Report: Minority Students Receive Harsher Punishments
A new report from the Education Department finds that minority students receive much harsher punishment than their white counterparts. The report finds that more than 70 percent of cases referred to police in school-related issues involved black or Hispanic students.
"Black students are more than three times as likely as their white peers to be suspended or expelled, according to an early snapshot of the report released to reporters. The findings come from a national collection of civil rights data from 2009-10 of more than 72,000 schools serving 85 percent of the nation.
"'The sad fact is that minority students across America face much harsher discipline than non-minorities, even within the same school,' Education Secretary Arne Duncan told reporters.
"Duncan said some school officials might not have been aware of inconsistencies in how they handle discipline, and he hoped the report would be an eye-opener."

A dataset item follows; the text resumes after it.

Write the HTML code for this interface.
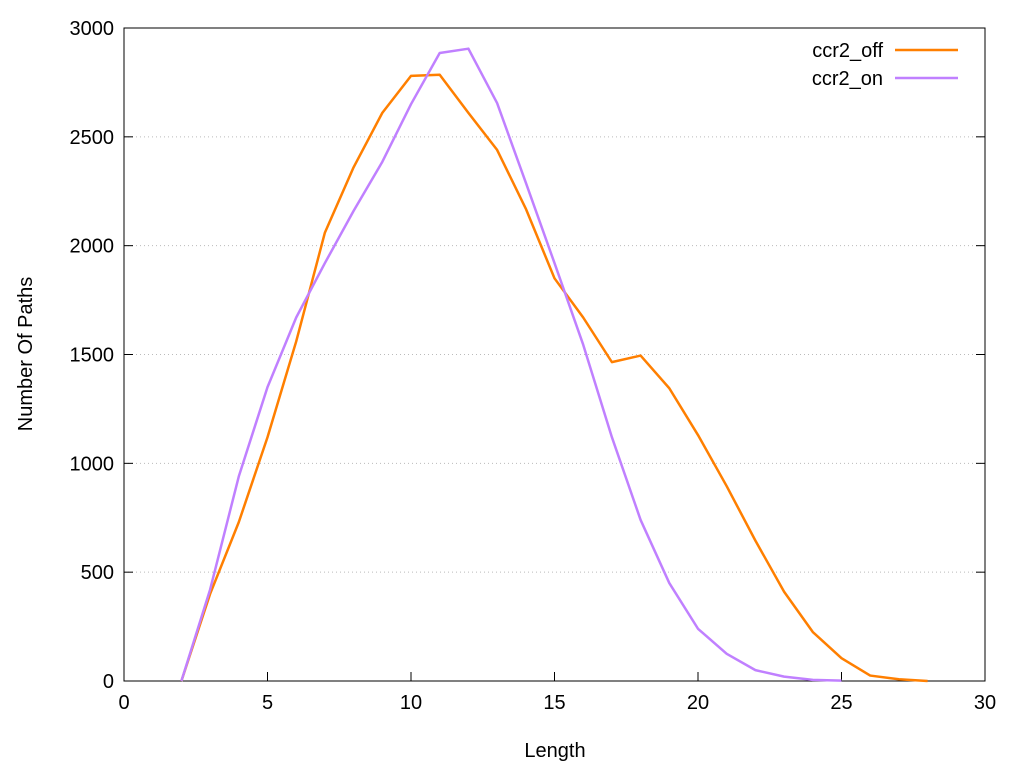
<!DOCTYPE html>
<html><head><meta charset="utf-8"><style>
html,body{margin:0;padding:0;background:#fff;width:1024px;height:768px;overflow:hidden}
svg text{font-family:"Liberation Sans",sans-serif;font-size:20px;fill:#000}
</style></head><body>
<svg id="c" width="1024" height="768"></svg>
<script>
const xs=[2,3,4,5,6,7,8,9,10,11,12,13,14,15,16,17,18,19,20,21,22,23,24,25,26,27,28];
const off=[0,400,730,1120,1560,2060,2360,2610,2780,2785,2610,2440,2170,1850,1670,1465,1495,1345,1130,895,645,410,225,105,25,8,0];
const on=[0,420,940,1350,1670,1920,2160,2385,2650,2885,2905,2655,2290,1920,1545,1120,740,450,240,125,50,20,5,2];
const xTicks=[0,5,10,15,20,25,30];
const yTicks=[0,500,1000,1500,2000,2500,3000];
const L=124,R=985,T=28,B=681;
const sx=v=>L+(R-L)*v/30, sy=v=>B-(B-T)*v/3000;
const svg=document.getElementById('c');const NS='http://www.w3.org/2000/svg';
function mk(t,a,txt){const e=document.createElementNS(NS,t);for(const k in a)e.setAttribute(k,a[k]);if(txt!==undefined)e.textContent=txt;svg.appendChild(e);return e;}
yTicks.forEach(v=>{
 if(v>0&&v<3000){const g=mk('line',{x1:L,x2:R,y1:sy(v),y2:sy(v),stroke:'#bbb','stroke-width':1,'stroke-dasharray':'1,3'});
 
 }
 mk('line',{x1:L,x2:L+9,y1:sy(v),y2:sy(v),stroke:'#000'});mk('line',{x1:R,x2:R-9,y1:sy(v),y2:sy(v),stroke:'#000'});
 const t=mk('text',{x:L-10,y:sy(v)+7,'text-anchor':'end'},v);
 
 
});
xTicks.forEach(v=>{
 mk('line',{x1:sx(v),x2:sx(v),y1:B,y2:B-9,stroke:'#000'});
 const t=mk('text',{x:sx(v),y:B+28,'text-anchor':'middle'},v);
 
 
});
const f=mk('rect',{x:L,y:T,width:R-L,height:B-T,fill:'none',stroke:'#000','stroke-width':1});


function series(ys,col,name){
 const p=mk('polyline',{points:ys.map((y,i)=>sx(xs[i])+','+sy(y)).join(' '),fill:'none',stroke:col,'stroke-width':2.5,'stroke-linejoin':'round'});
 
 
}
series(off,'#ff7f00','series-ccr2-off');
series(on,'#c080ff','series-ccr2-on');
const l1=mk('text',{x:883,y:57,'text-anchor':'end'},'ccr2_off');


mk('line',{x1:895,x2:958,y1:50,y2:50,stroke:'#ff7f00','stroke-width':2.5});
const l2=mk('text',{x:883,y:85,'text-anchor':'end'},'ccr2_on');


mk('line',{x1:895,x2:958,y1:78,y2:78,stroke:'#c080ff','stroke-width':2.5});
const xt=mk('text',{x:555,y:757,'text-anchor':'middle'},'Length');


const yt=mk('text',{x:0,y:0,'text-anchor':'middle',transform:'translate(32,354) rotate(-90)'},'Number Of Paths');


</script>
</body></html>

The report also found that fully 35 percent of students arrested were black and 37 were Hispanic. "Black students made up 18% of the students in the sample, but they were 35% of students suspended once and 39% of students expelled, the report said," the AP adds.
The New York Times drills down into the statistics and finds that black males especially face tough punishment. The Times reports:
"One in five black boys and more than one in 10 black girls received an out-of-school suspension. Over all, black students were three and a half times as likely to be suspended or expelled than their white peers.
"And in districts that reported expulsions under zero-tolerance policies, Hispanic and black students represent 45 percent of the student body, but 56 percent of those expelled under such policies.
"'Education is the civil rights of our generation,' said Secretary of Education Arne Duncan, in a telephone briefing with reporters on Monday. 'The undeniable truth is that the everyday education experience for too many students of color violates the principle of equity at the heart of the American promise.'"
That number — the one of expulsions under zero-tolerance policies — are important, because one would expect them to be somewhat proportional to the student population.
The American Civil Liberties Union told the Times they find those numbers especially troubling because they "show that students of color and students with disabilities are increasingly being pushed out of schools, oftentimes into the criminal justice system."
Duncan will deliver remarks about the report later today. The full report is expected to be released then.